Our house is your house, and vice versa
As I pulled my overloaded Subaru up to a house in Ann Arbor, Mich., I paused a moment with an unsettling realization.
Inside the home - a lovely two-story brick Colonial on a quintessentially leafy street - was a couple I'd met just once before, for an hour. Based on that meeting, a few e-mails and a one-page agreement, we'd arranged to swap houses for the next nine months while I studied at the University of Michigan and they took an extended vacation in Seattle.
The what-ifs, I realized, were daunting. The Ann Arbor couple - Hans and Chris - seemed ideal house-swappers. But what if they weren't? What if Hans and Chris hated our house and wanted to come home? Or, more plausibly, what if my young children wreak the kind of havoc that I know they can?
House swapping, I came to learn, is all about faith. Trust in people - and do your homework - and the rewards are tremendous.
Hundreds of thousands of people around the world swap homes each year, and finding a horror story is almost as rare as a platypus. You are far more likely to hear tales of transcontinental friendships and astonishingly cheap vacations in what amounts to free accommodations.
I'd done two previous short house-swaps - for a lake cabin in Idaho and a condo in Whistler, British Columbia - and knew a bit about the trade-offs. Living in someone else's home - and opening your own to strangers - has its anxieties and discomforts. But for adventure and full cultural immersion, home exchanging opens a different world of travel.
House-swapping has been in vogue since at least the 1950s, propelled by the rise of affordable air travel and the affection for Europe that World War II GIs brought home.

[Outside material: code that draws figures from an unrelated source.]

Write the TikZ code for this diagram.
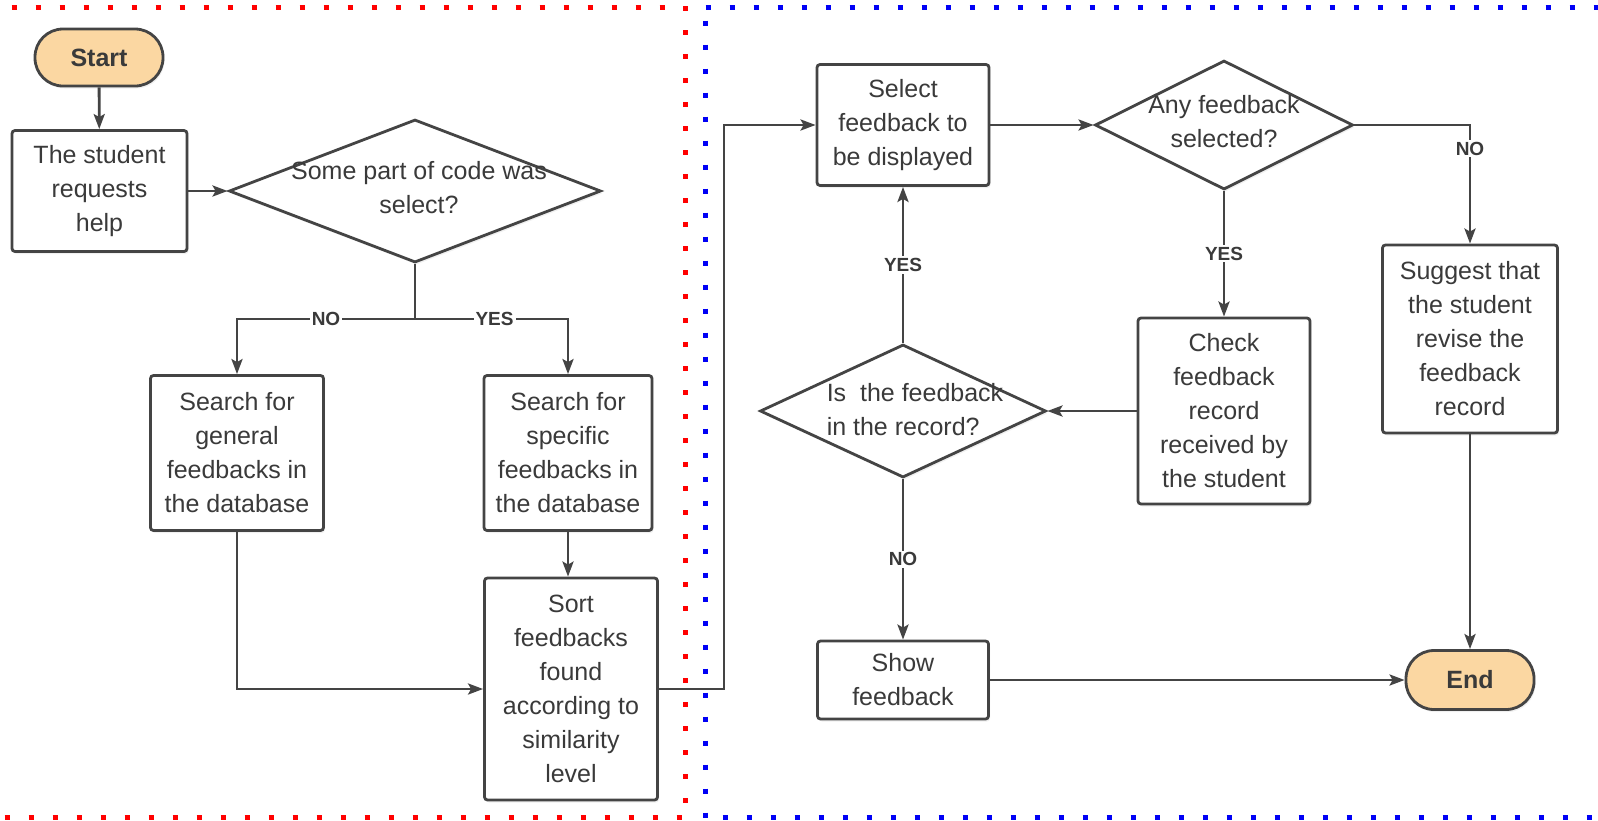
\documentclass[tikz,border=0pt]{standalone}
\usepackage{fontspec}
\setmainfont{Liberation Sans}
\usetikzlibrary{arrows.meta,shapes.geometric,shadows}

\definecolor{ink}{HTML}{3A3A3A}
\definecolor{edge}{HTML}{444444}
\definecolor{termfill}{HTML}{FBD7A2}
\definecolor{dotred}{HTML}{FF0000}
\definecolor{dotblue}{HTML}{0000F5}

\tikzset{
  base/.style={draw=edge, line width=2.8pt, text=ink,
    font=\fontsize{25}{34}\selectfont, align=center, inner sep=0pt,
    drop shadow={shadow xshift=1.5pt, shadow yshift=-2.5pt, opacity=0.12}},
  procbox/.style={base, fill=white, rectangle, rounded corners=3pt},
  termbox/.style={base, fill=termfill, rectangle, rounded corners=28pt,
    font=\fontsize{25}{30}\selectfont\bfseries},
  decision/.style={base, fill=white, diamond},
  dtext/.style={text=ink, font=\fontsize{25}{34}\selectfont, inner sep=0pt},
  flow/.style={draw=edge, line width=2.8pt,
    -{Stealth[length=15pt, width=11pt, inset=3pt]}},
  plain/.style={draw=edge, line width=2.8pt},
  lbl/.style={fill=white, text=ink, inner sep=2pt,
    font=\fontsize{19}{22}\selectfont\bfseries},
  dotline/.style={line width=5pt, dash pattern=on 5pt off 19pt}
}

\begin{document}
\begin{tikzpicture}[x=1pt, y=-1pt]
\useasboundingbox (0,0) rectangle (1598,820);

% dotted frames of the two regions
\draw[dotline, dotred] (11.5,7) -- (665,7);
\draw[dotline, dotred] (685,6.2) -- (685,805);
\draw[dotline, dotred] (4.5,817.5) -- (682,817.5);
\draw[dotline, dotblue] (705.5,7) -- (1598,7);
\draw[dotline, dotblue] (705,20.5) -- (705,818);
\draw[dotline, dotblue] (722.5,817.5) -- (1598,817.5);

% left region
\node[termbox, minimum width=128pt, minimum height=57pt] (start) at (99,57.5) {Start};
\node[procbox, minimum width=175pt, minimum height=121pt] (student) at (99.5,191)
  {The student\\requests\\help};
\node[decision, minimum width=372pt, minimum height=143pt] (d1) at (415,191) {};
\node[dtext, align=center] (d1t) at (419,188) {Some part of code was\\select?};
\node[procbox, minimum width=173pt, minimum height=155pt] (gen) at (237,453)
  {Search for\\general\\feedbacks in\\the database};
\node[procbox, minimum width=168pt, minimum height=155pt] (spec) at (568,453)
  {Search for\\specific\\feedbacks in\\the database};
\node[procbox, minimum width=173pt, minimum height=222pt] (sort) at (571,689)
  {Sort\\feedbacks\\found\\according to\\similarity\\level};

% right region
\node[procbox, minimum width=172pt, minimum height=121pt] (sel) at (903,125)
  {Select\\feedback to\\be displayed};
\node[decision, minimum width=258pt, minimum height=129pt] (d2) at (1224,125) {};
\node[dtext, align=center] (d2t) at (1224,122) {Any feedback\\selected?};
\node[procbox, minimum width=175pt, minimum height=188pt] (sug) at (1470,339)
  {Suggest that\\the student\\revise the\\feedback\\record};
\node[procbox, minimum width=172pt, minimum height=186pt] (chk) at (1224,411)
  {Check\\feedback\\record\\received by\\the student};
\node[decision, minimum width=286pt, minimum height=133pt] (d3) at (903,411) {};
\node[dtext, align=left] (d3t) at (915,410) {Is\ \ the feedback\\in the record?};
\node[procbox, minimum width=171pt, minimum height=78pt] (show) at (903,680)
  {Show\\feedback};
\node[termbox, minimum width=128pt, minimum height=59pt] (end) at (1470,680) {End};

% connectors
\coordinate (br) at (415,319);
\coordinate (up) at (724,125);

\draw[flow] (start) -- (student);
\draw[flow] (student.east) -- (d1.west);
\draw[plain] (d1.south) -- (br);
\draw[flow] (br) -| node[lbl, pos=0.25] {NO} (gen.north);
\draw[flow] (br) -| node[lbl, pos=0.26] {YES} (spec.north);
\draw[flow] (gen.south) |- (sort.west);
\draw[flow] (spec.south) -- (spec.south |- sort.north);
\draw[flow] (sort.east) -| (up) -- (sel.west);
\draw[flow] (sel.east) -- (d2.west);
\draw[flow] (d2.east) -| node[lbl, pos=0.6] {NO} (sug.north);
\draw[flow] (d2.south) -- node[lbl] {YES} (chk.north);
\draw[flow] (chk.west) -- (d3.east);
\draw[flow] (d3.north) -- node[lbl] {YES} (sel.south);
\draw[flow] (d3.south) -- node[lbl] {NO} (show.north);
\draw[flow] (show.east) -- (end.west);
\draw[flow] (sug.south) -- (end.north);
\end{tikzpicture}
\end{document}
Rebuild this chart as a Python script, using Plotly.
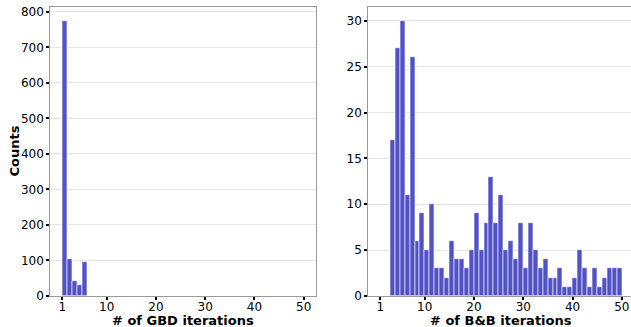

It has exploded with the Internet age. An alphabet soup of professional agencies offer worldwide listings for small fees. Craigslist has a house-swap category, catering mostly to people looking for longer-term trades.
The concept is self-explanatory: a straight exchange of homes, for a fixed period. Most exchanges are between one and three weeks, and often include cars or bikes. Longer-term swaps require exchanges of utility bills and, in some cases, notice to home insurers.
For peace of mind, Nicole Frank, who writes at HomeExchanger.blogspot.com, strongly recommends using an agency and avoiding Craigslist, the free Web site where individuals can post exchange offers. When things go wrong, the agency has credit-card information to track down an exchanger, and subscribers are often house-swap veterans.
As a general rule, "act as if your boss lent you their country house for the weekend," Frank says. "If you do, you'll be respectful."
John Mensinger, a veteran house-swapper who writes on Homeexchangeguru.com, has a few golden rules. Minimize risk by locking up valuables, meeting your swappers, and doing basic homework on them and their hometowns. Have a "broad view" of knowing you may not get a totally equal exchange.
"You have to have a generous spirit," Mensinger says. "You have to know little things are going to go wrong."
Our Michigan swap came together after I received a journalism fellowship at the University of Michigan for the 2008-09 academic year.
My wife and I realized we couldn't rent our bungalow in the Wallingford neighborhood for the amount of our mortgage, so I posted an ad seeking a home exchange on the Ann Arbor Craigslist.
Hans and Chris responded while I was house-hunting in Michigan, so we had what amounted to a date.
Retired and well-traveled, they'd been looking for a long-term house swap. They have a tribute to Jerry Garcia on their living-room mantel and an exhaustive book collection.
Chris was more concerned about fixing her house for us than vice versa. "I think we are somewhat adventurous, which is a mindset that some folks don't have," Chris wrote in an e-mail.
As nice as they seemed, I'm in the trust-but-verify set. I looked up property records and checked Hans and Chris for bankruptcies and criminal convictions.
House-swappers will tell you the hardest part is prepping your house for exchanges. I spent weeks on small jobs, including installing a new toilet and an outdoor-watering system.